- Challenge -
Omit the pictures and output exactly the lines from the start of the entries through the line containing "7.20, 7.00, 6.68]".

- Data supplied -
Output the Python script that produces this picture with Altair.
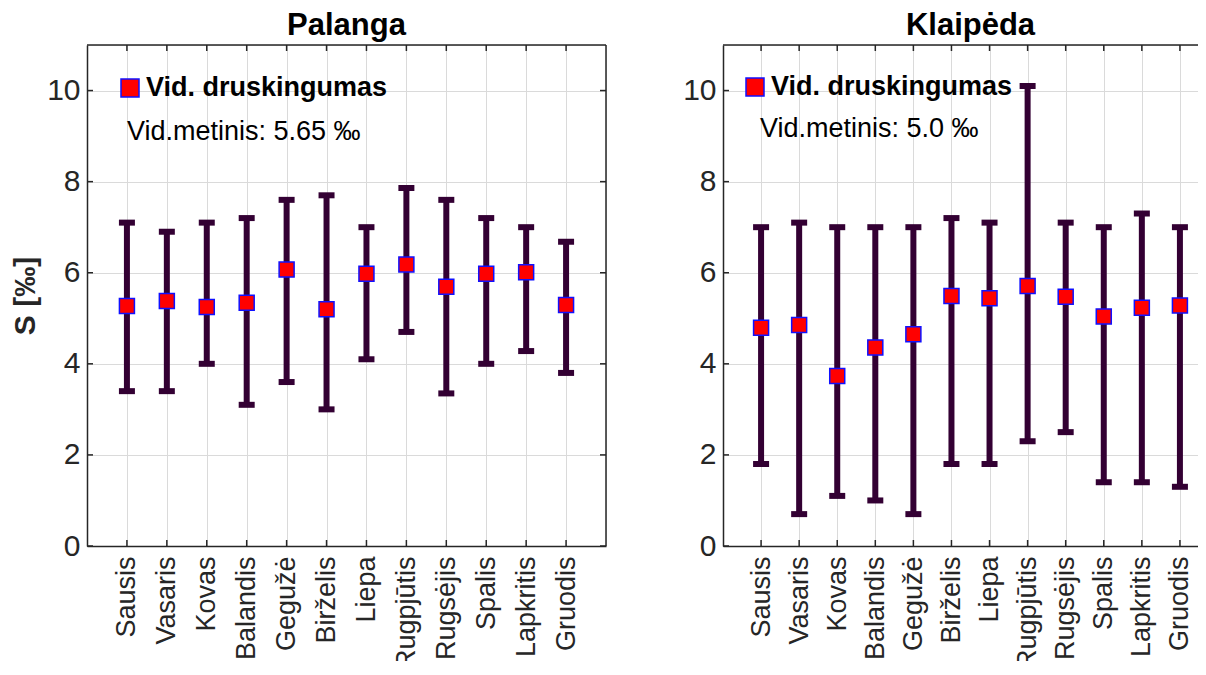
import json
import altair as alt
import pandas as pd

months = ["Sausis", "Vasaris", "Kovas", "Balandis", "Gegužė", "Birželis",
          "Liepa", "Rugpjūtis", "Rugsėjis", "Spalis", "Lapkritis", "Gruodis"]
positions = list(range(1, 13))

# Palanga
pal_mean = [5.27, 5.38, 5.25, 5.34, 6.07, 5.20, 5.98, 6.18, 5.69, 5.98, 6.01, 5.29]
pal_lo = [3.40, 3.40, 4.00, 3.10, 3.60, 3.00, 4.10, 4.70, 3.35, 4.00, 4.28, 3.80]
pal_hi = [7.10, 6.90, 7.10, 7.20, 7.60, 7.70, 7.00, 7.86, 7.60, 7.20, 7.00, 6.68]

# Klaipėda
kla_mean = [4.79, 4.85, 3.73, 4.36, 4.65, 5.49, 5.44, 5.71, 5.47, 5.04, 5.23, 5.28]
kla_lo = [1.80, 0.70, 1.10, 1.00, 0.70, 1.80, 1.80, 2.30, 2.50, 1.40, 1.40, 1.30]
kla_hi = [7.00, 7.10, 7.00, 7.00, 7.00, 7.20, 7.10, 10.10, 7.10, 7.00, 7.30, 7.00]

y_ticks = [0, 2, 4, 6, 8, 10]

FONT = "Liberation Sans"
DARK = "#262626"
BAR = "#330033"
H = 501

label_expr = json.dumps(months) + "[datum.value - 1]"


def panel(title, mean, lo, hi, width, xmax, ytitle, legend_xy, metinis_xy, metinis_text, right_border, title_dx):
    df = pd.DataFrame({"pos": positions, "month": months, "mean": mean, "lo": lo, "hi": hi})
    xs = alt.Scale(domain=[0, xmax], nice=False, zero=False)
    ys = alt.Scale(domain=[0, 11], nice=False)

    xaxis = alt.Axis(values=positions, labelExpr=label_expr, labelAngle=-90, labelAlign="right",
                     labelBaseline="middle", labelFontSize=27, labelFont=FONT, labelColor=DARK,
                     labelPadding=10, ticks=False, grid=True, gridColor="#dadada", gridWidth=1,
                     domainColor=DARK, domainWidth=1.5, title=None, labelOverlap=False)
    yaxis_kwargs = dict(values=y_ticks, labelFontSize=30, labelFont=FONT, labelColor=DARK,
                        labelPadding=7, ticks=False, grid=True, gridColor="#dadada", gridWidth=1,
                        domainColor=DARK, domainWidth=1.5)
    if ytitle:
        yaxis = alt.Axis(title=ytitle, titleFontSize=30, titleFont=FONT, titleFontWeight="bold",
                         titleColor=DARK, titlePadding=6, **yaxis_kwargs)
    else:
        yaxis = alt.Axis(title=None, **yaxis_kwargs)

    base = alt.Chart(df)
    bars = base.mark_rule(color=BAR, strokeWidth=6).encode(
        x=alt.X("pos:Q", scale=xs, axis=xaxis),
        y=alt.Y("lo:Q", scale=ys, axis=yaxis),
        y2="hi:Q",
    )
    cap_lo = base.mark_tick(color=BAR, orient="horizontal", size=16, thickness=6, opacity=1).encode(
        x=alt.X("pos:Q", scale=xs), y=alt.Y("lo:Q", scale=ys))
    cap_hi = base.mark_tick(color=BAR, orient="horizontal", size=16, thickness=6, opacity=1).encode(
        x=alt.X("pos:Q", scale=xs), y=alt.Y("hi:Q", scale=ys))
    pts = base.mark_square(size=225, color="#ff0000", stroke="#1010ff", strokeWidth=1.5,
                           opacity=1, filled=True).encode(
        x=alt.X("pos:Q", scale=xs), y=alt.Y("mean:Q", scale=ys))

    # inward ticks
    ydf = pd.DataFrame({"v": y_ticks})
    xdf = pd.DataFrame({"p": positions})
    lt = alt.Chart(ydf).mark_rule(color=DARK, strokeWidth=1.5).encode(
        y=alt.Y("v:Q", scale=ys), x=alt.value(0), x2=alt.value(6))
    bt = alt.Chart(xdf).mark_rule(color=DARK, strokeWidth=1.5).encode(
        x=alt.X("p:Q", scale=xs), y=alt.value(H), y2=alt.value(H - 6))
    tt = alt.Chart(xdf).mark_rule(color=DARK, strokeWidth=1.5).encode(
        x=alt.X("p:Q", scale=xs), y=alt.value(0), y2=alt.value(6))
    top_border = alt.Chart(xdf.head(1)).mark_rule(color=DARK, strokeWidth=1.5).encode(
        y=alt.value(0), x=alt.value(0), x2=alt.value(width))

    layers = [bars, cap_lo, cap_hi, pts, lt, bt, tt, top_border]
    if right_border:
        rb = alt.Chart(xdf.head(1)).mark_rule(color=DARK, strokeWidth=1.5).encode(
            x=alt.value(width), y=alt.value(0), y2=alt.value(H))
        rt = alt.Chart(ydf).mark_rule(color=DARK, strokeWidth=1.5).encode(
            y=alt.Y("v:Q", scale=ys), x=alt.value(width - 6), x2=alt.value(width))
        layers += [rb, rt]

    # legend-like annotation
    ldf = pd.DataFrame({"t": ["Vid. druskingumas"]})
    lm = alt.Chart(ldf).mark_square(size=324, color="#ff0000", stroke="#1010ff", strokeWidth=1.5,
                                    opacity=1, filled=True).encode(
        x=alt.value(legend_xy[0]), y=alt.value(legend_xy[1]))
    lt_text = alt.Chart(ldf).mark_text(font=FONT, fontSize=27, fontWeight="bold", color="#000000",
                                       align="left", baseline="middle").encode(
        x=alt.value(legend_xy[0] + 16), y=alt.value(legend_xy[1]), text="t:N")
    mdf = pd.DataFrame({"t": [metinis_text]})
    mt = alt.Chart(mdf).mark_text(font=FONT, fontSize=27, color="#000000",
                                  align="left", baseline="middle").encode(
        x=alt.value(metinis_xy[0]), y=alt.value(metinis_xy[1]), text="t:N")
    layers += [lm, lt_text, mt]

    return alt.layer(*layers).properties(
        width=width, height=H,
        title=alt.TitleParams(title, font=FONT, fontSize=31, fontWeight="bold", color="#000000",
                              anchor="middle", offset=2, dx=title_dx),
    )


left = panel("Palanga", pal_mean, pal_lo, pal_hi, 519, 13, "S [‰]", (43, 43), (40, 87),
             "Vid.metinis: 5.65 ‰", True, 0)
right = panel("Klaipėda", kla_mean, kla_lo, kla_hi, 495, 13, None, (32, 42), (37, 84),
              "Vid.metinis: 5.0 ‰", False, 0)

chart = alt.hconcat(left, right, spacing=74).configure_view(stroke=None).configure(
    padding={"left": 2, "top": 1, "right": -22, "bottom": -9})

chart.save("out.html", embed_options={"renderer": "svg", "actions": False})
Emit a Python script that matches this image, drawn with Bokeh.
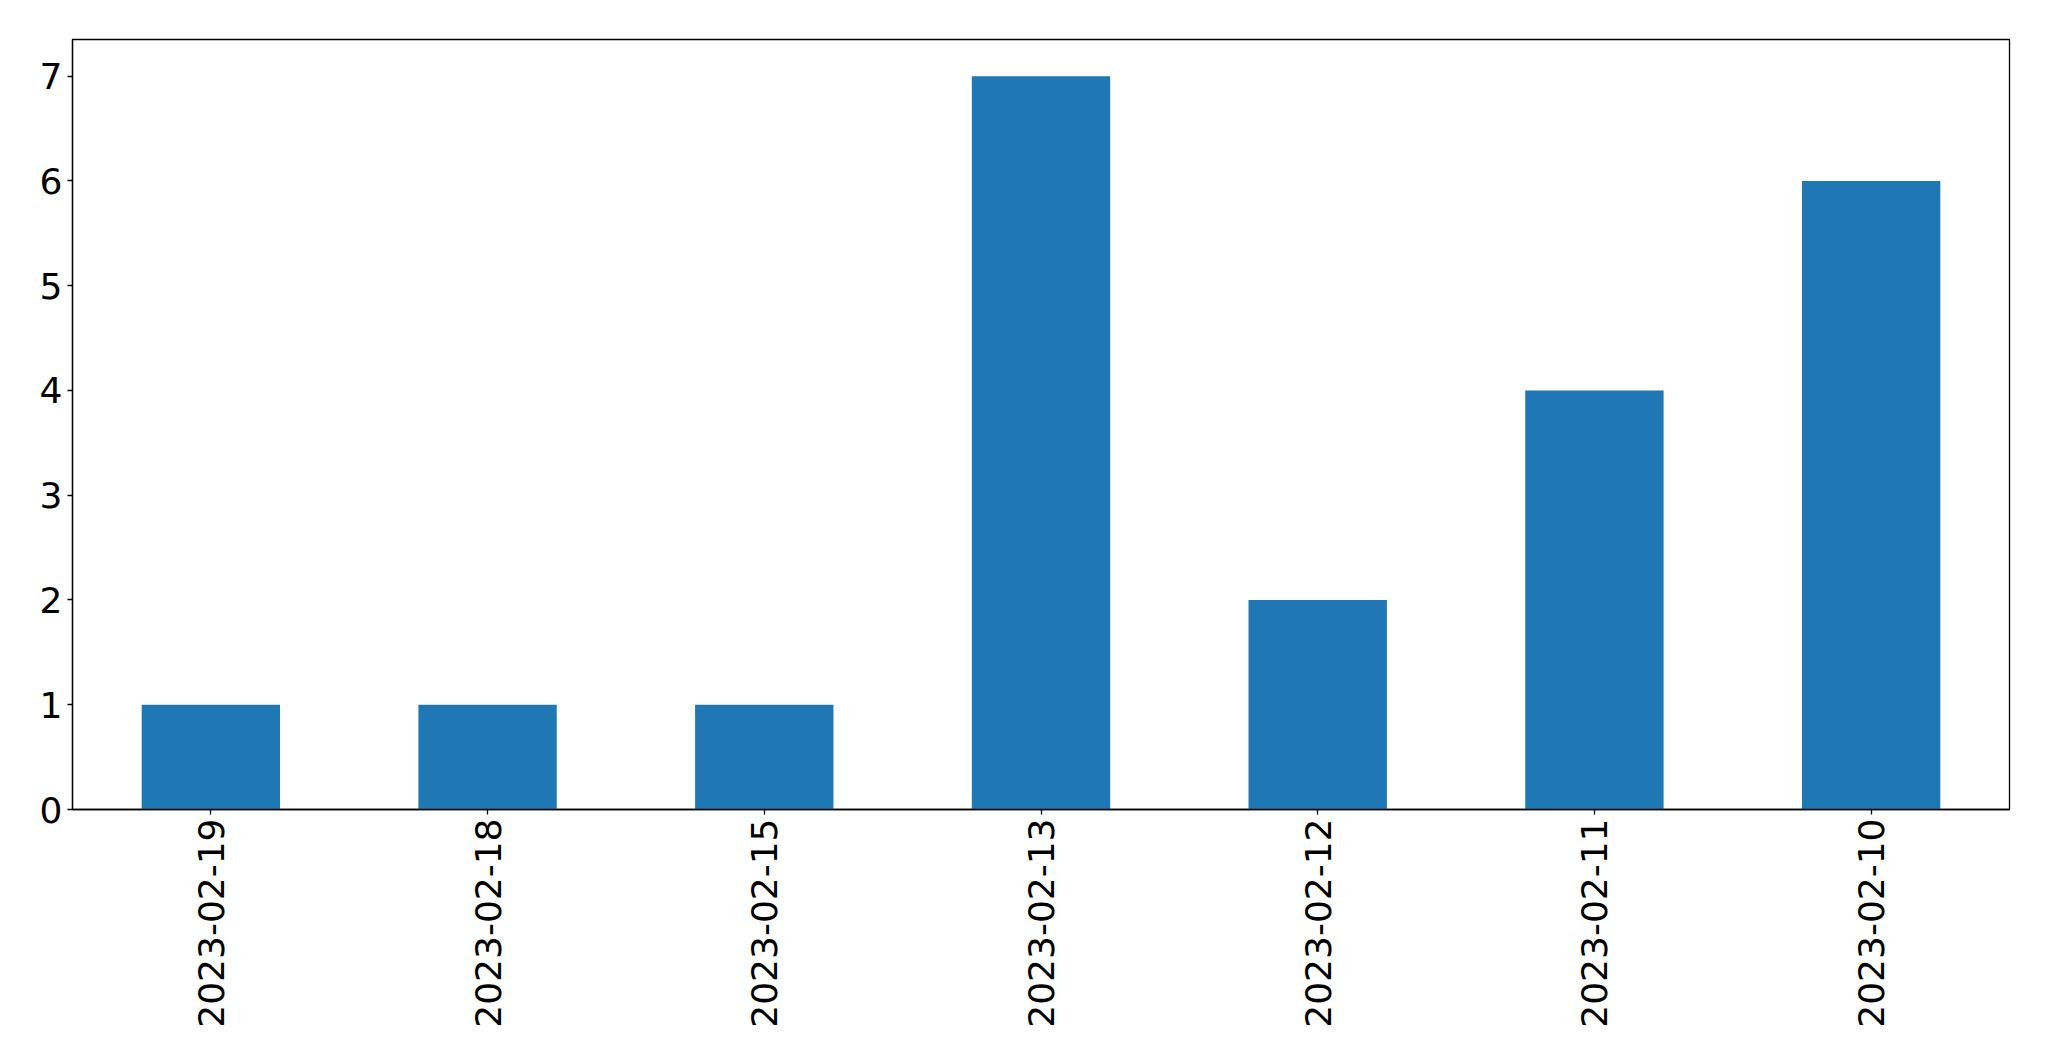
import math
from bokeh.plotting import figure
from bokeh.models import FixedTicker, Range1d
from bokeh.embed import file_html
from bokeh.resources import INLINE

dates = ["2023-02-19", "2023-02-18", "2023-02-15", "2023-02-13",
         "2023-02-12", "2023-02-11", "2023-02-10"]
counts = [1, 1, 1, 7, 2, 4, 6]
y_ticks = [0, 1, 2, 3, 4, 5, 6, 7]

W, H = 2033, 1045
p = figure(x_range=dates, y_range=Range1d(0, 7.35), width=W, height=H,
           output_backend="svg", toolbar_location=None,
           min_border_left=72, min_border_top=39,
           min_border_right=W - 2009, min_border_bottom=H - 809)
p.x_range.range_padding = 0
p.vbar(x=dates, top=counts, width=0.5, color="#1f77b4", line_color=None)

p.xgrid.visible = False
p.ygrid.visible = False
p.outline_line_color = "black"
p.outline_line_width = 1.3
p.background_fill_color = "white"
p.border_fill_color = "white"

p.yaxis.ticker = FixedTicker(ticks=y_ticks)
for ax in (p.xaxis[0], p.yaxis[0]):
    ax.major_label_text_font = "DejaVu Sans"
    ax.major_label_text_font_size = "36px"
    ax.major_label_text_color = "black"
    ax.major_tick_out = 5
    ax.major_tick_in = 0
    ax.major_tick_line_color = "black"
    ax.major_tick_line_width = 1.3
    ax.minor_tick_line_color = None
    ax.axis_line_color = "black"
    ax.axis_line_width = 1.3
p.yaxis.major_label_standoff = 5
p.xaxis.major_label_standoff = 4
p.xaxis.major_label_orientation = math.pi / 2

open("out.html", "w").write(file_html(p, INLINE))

- Response to the task -
Output the Python script that produces this picture with Altair.
import json
import altair as alt
import pandas as pd

months = ["Sausis", "Vasaris", "Kovas", "Balandis", "Gegužė", "Birželis",
          "Liepa", "Rugpjūtis", "Rugsėjis", "Spalis", "Lapkritis", "Gruodis"]
positions = list(range(1, 13))

# Palanga
pal_mean = [5.27, 5.38, 5.25, 5.34, 6.07, 5.20, 5.98, 6.18, 5.69, 5.98, 6.01, 5.29]
pal_lo = [3.40, 3.40, 4.00, 3.10, 3.60, 3.00, 4.10, 4.70, 3.35, 4.00, 4.28, 3.80]
pal_hi = [7.10, 6.90, 7.10, 7.20, 7.60, 7.70, 7.00, 7.86, 7.60, 7.20, 7.00, 6.68]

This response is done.